The team was originally founded when BU was known as Harpur College, and received its first award in 1964. With low participation in the late 1960s, the team re-emerged in the 1980s as a Student Association organization. Leeson-Schatz, the University’s director of speech and debate and a professor of English, was a member during his undergraduate years at BU, and said he has been present as the team has received more funding and opportunities.

“At that time, there was a small budget and no real faculty support, and when we traveled, we slept on floors,” Leeson-Schatz said. “With each move, the team received more support, and with every increase in support, we gained new levels of success.”

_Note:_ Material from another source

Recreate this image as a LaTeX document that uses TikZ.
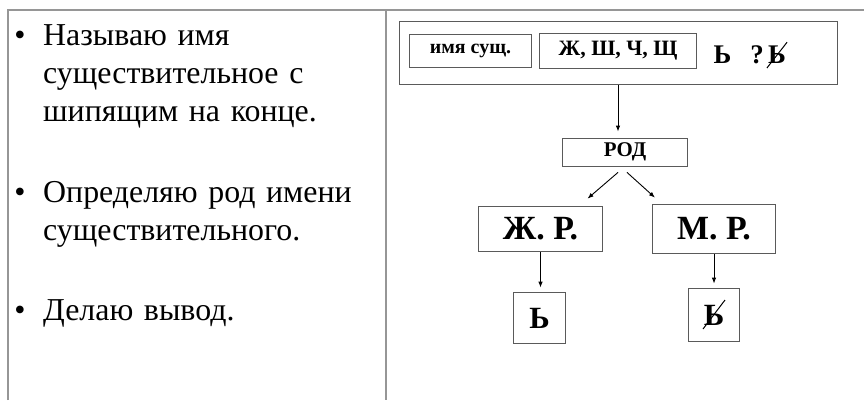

While attending graduate school at BU, one of Leeson-Schatz’s professors, Robert Micklus, currently an associate professor of English, offered him an assistantship to coach the speech and debate team. By moving to the University’s Scholars Program, the team was able to expand its funding. Later, the team would move to the English department and is now housed under the Center for Learning and Teaching.

Although the team has seen increases in funding and support, it has remained around the same size, with 20 to 40 members each year. Leeson-Schatz said members now perform more research themselves and the leadership effort of team members has grown. Currently, the team brings 10 to 20 competitors to each tournament, but where the team competes has changed, with members traveling longer distances and participating in larger-scale tournaments.

“While we still remain a small debate school comparative to the national average, we have grown into a regional powerhouse that is no longer seen exclusively as the underdog on the national circuit,” Leeson-Schatz said. “We have become the bearcat.”

The team has consistently qualified for the NDT through district tournaments over recent years, competing with the same teams as athletics teams verse in the America East conference. Leeson-Schatz said he was honored to receive the Ziegelmueller Award at this year’s NDT.

“Sometimes I get caught up in the day-to-day administrative duties of coaching and teaching and forget about how many people I’ve worked with over my 19 years coaching at Binghamton,” Leeson-Schatz said. “Then, seeing some of the nomination letters from alumni, it really left me speechless.”